◆ **The exercise**: Transcribe the listing verbatim. Do not carry over any pictures.
━━━━━ Dataset entries ━━━━━
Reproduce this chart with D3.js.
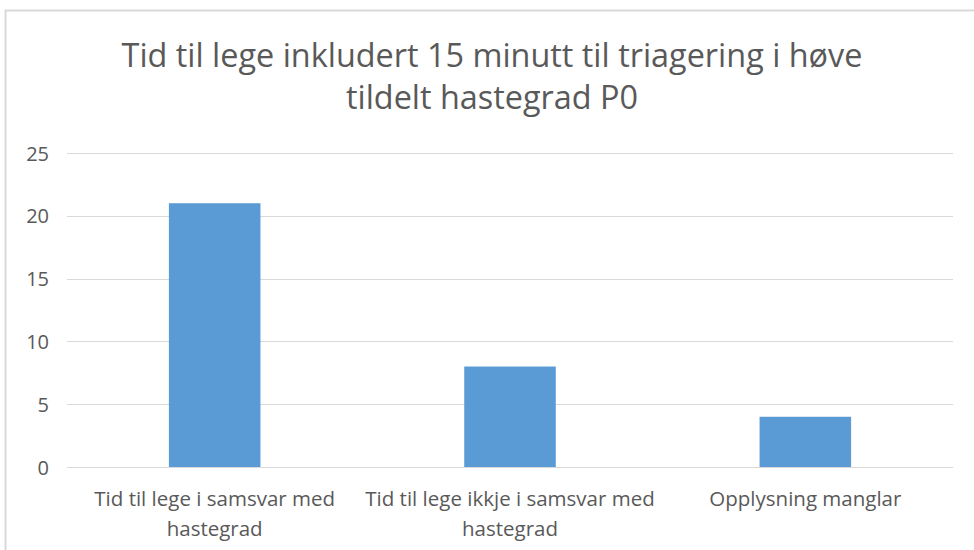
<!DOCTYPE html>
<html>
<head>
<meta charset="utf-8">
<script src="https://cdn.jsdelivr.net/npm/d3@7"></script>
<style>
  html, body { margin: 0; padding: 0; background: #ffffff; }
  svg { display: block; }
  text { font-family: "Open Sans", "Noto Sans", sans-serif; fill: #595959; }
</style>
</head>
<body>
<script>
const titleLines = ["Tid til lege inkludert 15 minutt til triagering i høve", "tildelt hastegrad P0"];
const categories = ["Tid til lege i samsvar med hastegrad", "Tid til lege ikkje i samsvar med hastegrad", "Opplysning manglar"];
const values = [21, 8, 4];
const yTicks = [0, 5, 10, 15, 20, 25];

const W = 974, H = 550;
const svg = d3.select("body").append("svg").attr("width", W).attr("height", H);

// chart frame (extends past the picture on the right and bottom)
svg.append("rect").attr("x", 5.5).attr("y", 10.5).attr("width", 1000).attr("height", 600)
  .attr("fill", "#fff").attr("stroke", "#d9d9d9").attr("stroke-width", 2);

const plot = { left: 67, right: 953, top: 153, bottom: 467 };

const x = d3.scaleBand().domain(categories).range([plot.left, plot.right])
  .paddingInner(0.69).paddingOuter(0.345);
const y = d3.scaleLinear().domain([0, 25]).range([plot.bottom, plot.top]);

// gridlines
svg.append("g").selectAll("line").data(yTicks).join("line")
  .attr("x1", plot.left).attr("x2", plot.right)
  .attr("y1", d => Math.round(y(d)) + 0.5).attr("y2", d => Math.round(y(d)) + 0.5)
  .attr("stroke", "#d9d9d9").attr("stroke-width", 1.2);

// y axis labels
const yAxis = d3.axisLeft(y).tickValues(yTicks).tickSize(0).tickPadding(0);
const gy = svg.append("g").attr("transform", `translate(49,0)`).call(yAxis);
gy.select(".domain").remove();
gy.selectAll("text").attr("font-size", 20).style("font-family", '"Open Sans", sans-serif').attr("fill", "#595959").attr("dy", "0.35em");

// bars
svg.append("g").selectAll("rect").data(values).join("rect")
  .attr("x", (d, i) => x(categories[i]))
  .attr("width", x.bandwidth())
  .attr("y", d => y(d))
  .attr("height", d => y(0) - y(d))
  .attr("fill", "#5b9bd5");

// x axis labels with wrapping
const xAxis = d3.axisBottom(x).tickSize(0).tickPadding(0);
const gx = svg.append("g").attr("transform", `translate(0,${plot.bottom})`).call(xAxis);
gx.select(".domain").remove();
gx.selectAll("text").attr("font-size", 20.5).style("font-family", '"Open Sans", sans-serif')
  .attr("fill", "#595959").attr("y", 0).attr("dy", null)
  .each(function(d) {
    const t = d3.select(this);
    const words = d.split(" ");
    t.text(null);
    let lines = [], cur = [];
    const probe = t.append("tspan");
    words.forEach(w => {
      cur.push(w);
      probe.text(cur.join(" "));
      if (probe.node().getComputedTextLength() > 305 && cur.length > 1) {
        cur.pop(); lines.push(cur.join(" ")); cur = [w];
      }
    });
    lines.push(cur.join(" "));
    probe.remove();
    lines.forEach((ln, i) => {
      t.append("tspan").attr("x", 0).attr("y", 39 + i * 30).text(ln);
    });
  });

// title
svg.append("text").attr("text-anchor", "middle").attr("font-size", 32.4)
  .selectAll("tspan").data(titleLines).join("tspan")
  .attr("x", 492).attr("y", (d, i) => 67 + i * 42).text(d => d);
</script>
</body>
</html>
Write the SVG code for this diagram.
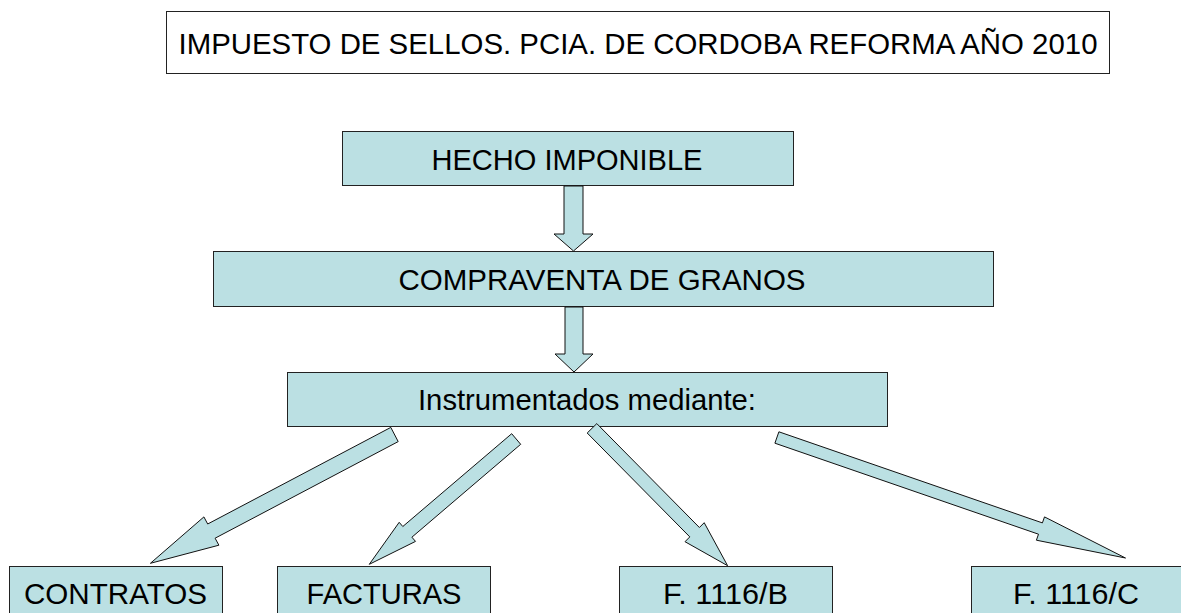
━━━━━
◆ **Correct result**:
Reproduce this chart with D3.js.
<!DOCTYPE html>
<html>
<head>
<meta charset="utf-8">
<script src="https://cdn.jsdelivr.net/npm/d3@7"></script>
<style>
  html, body { margin: 0; padding: 0; background: #ffffff; }
  svg { display: block; }
  text { font-family: "Open Sans", "Noto Sans", sans-serif; fill: #595959; }
</style>
</head>
<body>
<script>
const titleLines = ["Tid til lege inkludert 15 minutt til triagering i høve", "tildelt hastegrad P0"];
const categories = ["Tid til lege i samsvar med hastegrad", "Tid til lege ikkje i samsvar med hastegrad", "Opplysning manglar"];
const values = [21, 8, 4];
const yTicks = [0, 5, 10, 15, 20, 25];

const W = 974, H = 550;
const svg = d3.select("body").append("svg").attr("width", W).attr("height", H);

// chart frame (extends past the picture on the right and bottom)
svg.append("rect").attr("x", 5.5).attr("y", 10.5).attr("width", 1000).attr("height", 600)
  .attr("fill", "#fff").attr("stroke", "#d9d9d9").attr("stroke-width", 2);

const plot = { left: 67, right: 953, top: 153, bottom: 467 };

const x = d3.scaleBand().domain(categories).range([plot.left, plot.right])
  .paddingInner(0.69).paddingOuter(0.345);
const y = d3.scaleLinear().domain([0, 25]).range([plot.bottom, plot.top]);

// gridlines
svg.append("g").selectAll("line").data(yTicks).join("line")
  .attr("x1", plot.left).attr("x2", plot.right)
  .attr("y1", d => Math.round(y(d)) + 0.5).attr("y2", d => Math.round(y(d)) + 0.5)
  .attr("stroke", "#d9d9d9").attr("stroke-width", 1.2);

// y axis labels
const yAxis = d3.axisLeft(y).tickValues(yTicks).tickSize(0).tickPadding(0);
const gy = svg.append("g").attr("transform", `translate(49,0)`).call(yAxis);
gy.select(".domain").remove();
gy.selectAll("text").attr("font-size", 20).style("font-family", '"Open Sans", sans-serif').attr("fill", "#595959").attr("dy", "0.35em");

// bars
svg.append("g").selectAll("rect").data(values).join("rect")
  .attr("x", (d, i) => x(categories[i]))
  .attr("width", x.bandwidth())
  .attr("y", d => y(d))
  .attr("height", d => y(0) - y(d))
  .attr("fill", "#5b9bd5");

// x axis labels with wrapping
const xAxis = d3.axisBottom(x).tickSize(0).tickPadding(0);
const gx = svg.append("g").attr("transform", `translate(0,${plot.bottom})`).call(xAxis);
gx.select(".domain").remove();
gx.selectAll("text").attr("font-size", 20.5).style("font-family", '"Open Sans", sans-serif')
  .attr("fill", "#595959").attr("y", 0).attr("dy", null)
  .each(function(d) {
    const t = d3.select(this);
    const words = d.split(" ");
    t.text(null);
    let lines = [], cur = [];
    const probe = t.append("tspan");
    words.forEach(w => {
      cur.push(w);
      probe.text(cur.join(" "));
      if (probe.node().getComputedTextLength() > 305 && cur.length > 1) {
        cur.pop(); lines.push(cur.join(" ")); cur = [w];
      }
    });
    lines.push(cur.join(" "));
    probe.remove();
    lines.forEach((ln, i) => {
      t.append("tspan").attr("x", 0).attr("y", 39 + i * 30).text(ln);
    });
  });

// title
svg.append("text").attr("text-anchor", "middle").attr("font-size", 32.4)
  .selectAll("tspan").data(titleLines).join("tspan")
  .attr("x", 492).attr("y", (d, i) => 67 + i * 42).text(d => d);
</script>
</body>
</html>
Write the SVG code for this diagram.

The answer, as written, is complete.